On tiny diners or coffee shops
"I love the daily ritual of it; I love that becoming part of a community. For me, that's one of the things that's so great about restaurants — is that it is a way for you to have a life outside of your ordinary life where you are known, but you're known in just that small corner. It's very comforting to go in on a regular basis and have that sort of three- or four-time-a-week conversation with someone and to feel like you are recognized."

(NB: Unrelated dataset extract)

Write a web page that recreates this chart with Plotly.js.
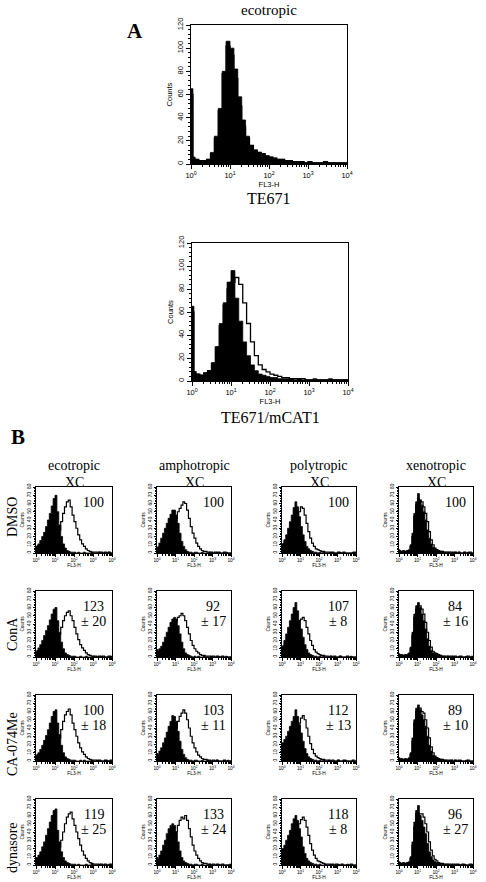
<!DOCTYPE html>
<html><head><meta charset="utf-8">
<script src="https://cdn.plot.ly/plotly-3.0.1.min.js"></script>
<style>html,body{margin:0;padding:0;background:#fff}#chart{width:486px;height:882px}</style>
</head><body><div id="chart"></div><script>
// FL3-H channel bin edges (log scale, 0.1-decade bins, first bin narrow)
const channels = [1,1.12,
  1.26,1.58,2,2.51,3.16,3.98,5.01,6.31,7.94,10,
  12.6,15.8,20,25.1,31.6,39.8,50.1,63.1,79.4,100,
  126,158,200,251,316,398,501,631,794,1000,
  1259,1585,1995,2512,3162,3981,5012,6310,7943,10000];
const xTickVals = [1,10,100,1000,10000];
const xTickText = ['10<sup>0</sup>','10<sup>1</sup>','10<sup>2</sup>','10<sup>3</sup>','10<sup>4</sup>'];

// Panel A: TE671 (ecotropic)
const te671Filled = [65,6, 4,3,3,4,10,24,48,80,106,100, 82,58,38,24,16,12,10,9,7,6, 5,4,4,3,3,2,2,2,1,2, 1,1,1,2,1,1,1,1,1,1];
const te671Open   = [60,5, 4,3,3,4,9,22,46,78,102,94, 74,50,32,22,16,12,10,9,7,6, 5,4,4,3,3,2,2,2,1,2, 1,1,1,2,1,1,1,1,1,1];
// Panel A: TE671/mCAT1
const mcatFilled  = [65,8, 6,5,7,9,16,30,50,68,86,96, 72,52,34,22,14,9,6,5,4,3, 3,2,2,2,2,1,2,1,1,1, 2,1,1,1,2,1,1,1,1,1];
const mcatOpen    = [60,8, 6,5,7,9,15,29,48,66,80,86, 90,84,68,50,34,22,14,10,8,6, 5,4,3,3,2,2,2,2,1,1, 1,1,1,1,1,1,1,1,1,1];

// Panel B (rows: DMSO, ConA, CA-074Me, dynasore; cols: eco, ampho, poly, xeno)
const dmsoEcoFilled   = [8,9, 11,15,20,25,32,40,48,57,66,70, 50,34,20,11,6,3,2,1,1,1, 0,1,0,0,1,0,0,0,1,0, 0,0,1,0,0,0,0,1,0,0];
const dmsoEcoOpen     = [1,1, 2,2,3,3,4,5,6,8,10,14, 20,28,38,48,56,62,64,56,46,38, 30,22,16,11,8,5,3,2,1,1, 1,1,1,1,0,1,0,1,0,0];
const dmsoAmphoFilled = [7,8, 12,18,24,30,36,42,47,52,52,46, 36,24,14,8,4,2,1,1,0,1, 1,0,0,1,0,0,0,1,0,0, 0,1,0,0,0,0,1,0,0,0];
const dmsoAmphoOpen   = [1,1, 2,3,4,5,7,10,14,20,30,42, 50,54,58,62,60,52,42,32,24,18, 12,8,5,3,2,2,1,1,1,0, 1,0,1,0,0,1,0,0,0,0];
const dmsoPolyFilled  = [11,12, 16,22,30,38,46,55,62,56,44,32, 22,14,8,5,3,2,1,1,0,1, 0,1,0,0,0,1,0,0,0,0, 1,0,0,0,0,0,0,1,0,0];
const dmsoPolyOpen    = [2,2, 3,4,6,8,12,18,28,40,50,56, 54,46,36,26,18,12,8,5,4,3, 2,2,1,1,1,0,1,0,0,1, 0,0,1,0,0,0,0,0,1,0];
const dmsoXenoFilled  = [4,3, 2,3,2,3,4,10,24,48,62,72, 64,58,50,40,28,18,11,7,5,4, 3,2,2,1,1,1,1,0,1,1, 0,1,0,0,1,0,1,0,0,0];
const dmsoXenoOpen    = [2,2, 2,2,2,2,3,8,20,44,58,66, 64,62,56,48,38,26,16,10,6,4, 3,2,2,1,1,1,1,1,0,1, 0,1,0,0,1,0,0,1,0,0];

const conaEcoFilled   = [7,8, 11,15,20,26,32,38,45,52,58,60, 44,30,18,10,5,3,2,1,1,1, 0,0,1,0,0,1,0,0,0,1, 0,0,0,1,0,0,0,0,1,0];
const conaEcoOpen     = [1,1, 2,2,3,3,4,5,6,8,11,14, 20,28,36,44,50,54,56,50,44,36, 28,21,15,11,8,5,3,2,1,1, 1,0,1,0,1,0,0,1,0,0];
const conaAmphoFilled = [9,8, 10,13,18,24,30,36,42,46,48,46, 38,28,18,10,5,3,2,1,0,1, 0,1,0,0,1,0,0,0,1,0, 0,0,1,0,0,0,1,0,0,0];
const conaAmphoOpen   = [2,2, 3,4,5,7,10,14,20,28,36,44, 48,50,53,50,44,36,28,20,14,10, 7,5,3,2,2,1,1,1,0,1, 0,1,0,0,1,0,0,0,0,0];
const conaPolyFilled  = [13,14, 20,28,36,44,52,60,66,56,44,34, 24,15,9,5,3,2,1,1,0,1, 0,1,0,0,0,1,0,0,0,0, 1,0,0,0,0,0,1,0,0,0];
const conaPolyOpen    = [3,3, 4,6,8,11,15,20,28,38,44,46, 48,44,36,28,20,14,9,6,4,3, 2,2,1,1,0,1,0,1,0,0, 1,0,0,0,1,0,0,0,0,0];
const conaXenoFilled  = [4,3, 3,2,3,3,5,12,30,52,62,66, 60,52,44,34,22,13,8,5,4,3, 2,1,1,1,0,1,1,0,1,0, 0,1,0,0,0,1,0,0,1,0];
const conaXenoOpen    = [2,2, 2,2,2,2,4,10,26,48,58,62, 62,58,52,42,30,20,12,7,5,4, 3,2,1,1,1,1,0,1,0,1, 0,0,1,0,0,0,1,0,0,0];

const caEcoFilled     = [7,8, 10,14,19,25,31,38,46,54,60,62, 46,32,19,10,5,3,2,1,1,1, 0,0,1,0,1,0,0,0,1,0, 0,1,0,0,0,0,1,0,0,0];
const caEcoOpen       = [1,1, 2,2,3,3,4,5,6,8,10,14, 20,28,38,48,56,60,63,56,46,38, 30,22,16,11,8,5,3,2,1,1, 1,0,1,0,0,1,0,0,1,0];
const caAmphoFilled   = [9,8, 12,16,22,28,35,42,48,55,54,48, 36,24,14,8,4,2,1,1,0,1, 1,0,0,1,0,0,1,0,0,0, 0,1,0,0,0,0,0,1,0,0];
const caAmphoOpen     = [2,2, 3,4,5,6,8,11,15,20,28,40, 48,54,58,62,58,50,40,30,22,16, 11,7,5,3,2,2,1,1,0,1, 0,1,0,0,0,1,0,0,0,0];
const caPolyFilled    = [22,22, 26,30,36,42,48,54,62,54,44,34, 24,15,9,5,3,2,1,1,0,1, 0,1,0,0,1,0,0,0,0,1, 0,0,0,1,0,0,0,0,0,0];
const caPolyOpen      = [4,4, 5,6,8,10,14,18,24,34,46,52, 55,50,40,30,21,14,9,6,4,3, 2,2,1,1,1,0,1,0,0,1, 0,0,1,0,0,0,0,1,0,0];
const caXenoFilled    = [4,3, 3,2,3,2,4,10,28,50,64,68, 62,56,50,42,30,19,12,7,5,4, 3,2,1,1,1,0,1,1,0,1, 0,0,1,0,0,1,0,0,0,0];
const caXenoOpen      = [2,2, 2,2,2,2,3,8,24,46,60,64, 64,60,58,50,40,28,17,10,6,4, 3,2,2,1,1,1,0,1,0,1, 0,1,0,0,0,0,1,0,0,0];

const dynEcoFilled    = [9,9, 12,16,22,28,36,44,52,60,66,68, 42,28,16,9,5,3,2,1,1,1, 0,1,0,0,0,1,0,0,1,0, 0,0,1,0,0,0,0,1,0,0];
const dynEcoOpen      = [1,1, 2,2,2,3,3,4,5,7,9,12, 16,22,30,40,50,58,62,64,56,48, 40,32,24,17,12,8,5,3,2,1, 1,1,0,1,0,1,0,0,1,0];
const dynAmphoFilled  = [9,8, 12,17,24,30,38,44,48,50,48,40, 28,17,9,5,3,2,1,1,0,1, 1,0,0,1,0,0,0,1,0,0, 0,0,1,0,0,0,0,0,1,0];
const dynAmphoOpen    = [2,2, 3,4,5,6,8,11,16,22,30,40, 48,54,58,56,60,54,44,34,24,17, 12,8,5,3,2,2,1,1,0,1, 0,1,0,0,1,0,0,0,0,0];
const dynPolyFilled   = [20,20, 24,30,36,42,50,56,60,54,44,34, 22,14,8,5,3,2,1,1,0,1, 0,0,1,0,0,1,0,0,0,1, 0,0,0,0,1,0,0,0,0,0];
const dynPolyOpen     = [4,4, 5,6,8,10,14,18,26,38,50,55, 58,54,46,36,26,18,12,8,5,4, 3,2,1,1,1,0,1,0,1,0, 0,1,0,0,0,0,1,0,0,0];
const dynXenoFilled   = [4,3, 2,3,2,3,4,10,28,52,66,72, 60,54,46,38,26,16,10,6,4,3, 2,2,1,1,1,1,0,1,0,1, 0,1,0,0,1,0,0,0,1,0];
const dynXenoOpen     = [2,2, 2,2,2,2,3,8,24,46,62,60, 62,62,58,50,40,28,18,11,7,5, 3,2,2,1,1,1,1,0,1,0, 1,0,0,1,0,0,0,1,0,0];

const colHeaders = ['ecotropic','amphotropic','polytropic','xenotropic'];
const rowLabels  = ['DMSO','ConA','CA-074Me','dynasore'];
const statMain = ['100','100','100','100','123','92','107','84','100','103','112','89','119','133','118','96'];
const statErr  = ['','','','','± 20','± 17','± 8','± 16','± 18','± 11','± 13','± 10','± 25','± 24','± 8','± 27'];
const gridFilled = [dmsoEcoFilled,dmsoAmphoFilled,dmsoPolyFilled,dmsoXenoFilled,
  conaEcoFilled,conaAmphoFilled,conaPolyFilled,conaXenoFilled,
  caEcoFilled,caAmphoFilled,caPolyFilled,caXenoFilled,
  dynEcoFilled,dynAmphoFilled,dynPolyFilled,dynXenoFilled];
const gridOpen = [dmsoEcoOpen,dmsoAmphoOpen,dmsoPolyOpen,dmsoXenoOpen,
  conaEcoOpen,conaAmphoOpen,conaPolyOpen,conaXenoOpen,
  caEcoOpen,caAmphoOpen,caPolyOpen,caXenoOpen,
  dynEcoOpen,dynAmphoOpen,dynPolyOpen,dynXenoOpen];

// ---------- layout ----------
const W = 486, H = 882;
const px = v => v / W, py = v => 1 - v / H;
const SERIF = 'Liberation Serif, Times New Roman, serif';
const SANS = 'Liberation Sans, Arial, sans-serif';
const traces = [];
const layout = {width:W, height:H, margin:{l:0,r:0,t:0,b:0}, showlegend:false,
  paper_bgcolor:'#fff', plot_bgcolor:'#fff', annotations:[]};
let n = 0;
function addPanel(x0, x1, y0, y1, filled, open, big){
  n++;
  const xa = n===1 ? 'x' : 'x'+n, ya = n===1 ? 'y' : 'y'+n;
  const xk = n===1 ? 'xaxis' : 'xaxis'+n, yk = n===1 ? 'yaxis' : 'yaxis'+n;
  traces.push({x:channels, y:filled, xaxis:xa, yaxis:ya, type:'scatter', mode:'lines',
    line:{shape:'hv', color:'#000', width:0.8}, fill:'tozeroy', fillcolor:'#000', hoverinfo:'skip'});
  traces.push({x:channels, y:open, xaxis:xa, yaxis:ya, type:'scatter', mode:'lines',
    line:{shape:'hv', color:'#000', width: big ? 1.3 : 1.2}, hoverinfo:'skip'});
  const tf = {family:SANS, size: big ? 7.5 : 4.8, color:'#000'};
  layout[xk] = {domain:[px(x0), px(x1)], anchor:ya, type:'log', range:[0,4],
    tickmode:'array', tickvals:xTickVals, ticktext:xTickText,
    ticks:'outside', ticklen: big ? 4 : 2.5, tickwidth:1, tickcolor:'#000',
    minor:{ticks:'outside', ticklen: big ? 2 : 1.5, dtick:'D1', tickcolor:'#000', showgrid:false},
    showline:true, linecolor:'#000', linewidth:1, mirror:true, showgrid:false, zeroline:false,
    tickfont:tf, automargin:false, fixedrange:true,
    title:{text:'FL3-H', font:tf, standoff: big ? 1 : 0}};
  layout[yk] = {domain:[py(y1), py(y0)], anchor:xa, range: big ? [0,120] : [0,80],
    dtick: big ? 20 : 10, ticks:'outside', ticklen: big ? 4 : 2.5, tickwidth:1, tickcolor:'#000',
    minor:{ticks:'outside', ticklen: big ? 2 : 1.5, dtick: big ? 4 : 2, tickcolor:'#000', showgrid:false},
    tickangle:-90, showline:true, linecolor:'#000', linewidth:1, mirror:true, showgrid:false, zeroline:false,
    tickfont:tf, automargin:false, fixedrange:true,
    title:{text:'Counts', font:tf, standoff: big ? 2 : 1}};
}
function ann(text, x, y, size, opts){
  layout.annotations.push(Object.assign({text:text, x:px(x), y:py(y), xref:'paper', yref:'paper',
    showarrow:false, xanchor:'center', yanchor:'middle', font:{family:SERIF, size:size, color:'#000'}}, opts||{}));
}

// Panel A
addPanel(191, 347, 25, 164, te671Filled, te671Open, true);
addPanel(192, 348, 243, 381, mcatFilled, mcatOpen, true);
ann('ecotropic', 269, 10, 15);
ann('<b>A</b>', 135, 31, 21);
ann('TE671', 269, 198, 16);
ann('TE671/mCAT1', 270, 417, 16);

// Panel B
const colX = [[36,112],[157,231],[282,356],[399,473]];
const rowY = [[487,553],[591,657],[695,761],[799,865]];
const rowLabelY = [517, 634, 744, 848];
ann('<b>B</b>', 18, 437, 21);
for (let c=0;c<4;c++){
  const cx = (colX[c][0]+colX[c][1])/2;
  ann(colHeaders[c], cx, 465, 14);
  ann('XC', cx, 482, 14);
}
for (let r=0;r<4;r++){
  ann(rowLabels[r], 12, rowLabelY[r], 14, {textangle:-90});
  for (let c=0;c<4;c++){
    const i = r*4+c;
    addPanel(colX[c][0], colX[c][1], rowY[r][0], rowY[r][1], gridFilled[i], gridOpen[i], false);
    const tx = colX[c][0] + 0.76*(colX[c][1]-colX[c][0]);
    if (statErr[i]===''){
      ann(statMain[i], tx, rowY[r][0]+15, 14);
    } else {
      ann(statMain[i], tx, rowY[r][0]+15, 14);
      ann(statErr[i], tx, rowY[r][0]+30, 14);
    }
  }
}
Plotly.newPlot('chart', traces, layout, {staticPlot:true, displayModeBar:false});
</script></body></html>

I think the most important thing you can do for your children is sit down to dinner together.
On dining with her son
"The one thing that I feel as a mother is the most important thing — and it's why I ultimately stopped being a restaurant critic and took a job where I could be home cooking dinner every night — is that I think the most important thing you can do for your children is sit down to dinner together. We have breakfast and dinner every day with my family. I don't think it matters what you put on the table or how you get that food on the table. I don't think it matters whether you cook it yourself or you order in. But I do think it's important to sit down and eat dinner with your children."
On what separated Gourmet from other food magazines
"This is really not a magazine that is just about recipes. It has always been a magazine that covers food as culture. It is the only one of the big epicurean magazines that covers politics and science and takes food as a whole world unto itself and takes it very seriously. We did a lot of serious journalism and a lot of really great writing."
On what she would have written in her last editor's note had she known November 2009 would be the final issue of Gourmet
"I think I would have said how proud I was of this magazine and how proud I was of this group of people. Working there, it was the best job I've ever had. One of the great things about Conde Nast is that ... when they trust you ... they completely let me do the magazine I wanted to do and hire the people I wanted to hire. There was no second-guessing anything that I did for 10 years, and it was an extraordinary kind of freedom. And it was a wonderful group of people that I was working with — it was a very collaborative process."
On sustainable seafood
If it's 4 o'clock and you're in your office and you haven't figured out what you're having for dinner tonight, the battle's half lost.
"The odd thing about fish is that they go in and out of sustainability. So something that is OK to eat today may not be three weeks from now. So the first thing is just to go there and look. And the second thing is to go to your fish market and ask a lot of questions: Where was this caught? How was it caught? And I think it's really important for us all to be very vigilant about doing this. If they're selling something that shouldn't be there, like Chilean sea bass, which is really endangered, ask them: 'Why are you selling this? You shouldn't be selling this.' I mean, do you want to be the person who sells the last piece of Chilean sea bass on the face of the Earth?"
On cooking for her family
"I think the big misapprehension that people have is that cooking is time consuming. The shopping part is the time consuming. The part where you're sitting around saying 'What are we going to have for dinner tonight?' is very time consuming. If it's 4 o'clock and you're in your office and you haven't figured out what you're having for dinner tonight, the battle's half lost.
"What I would do was on the weekends I would take, you know, a couple of hours on Sunday to figure out what we were doing that week, and I'd shop for it. When I got home, I knew what I was going to cook and everything that I needed to cook was there."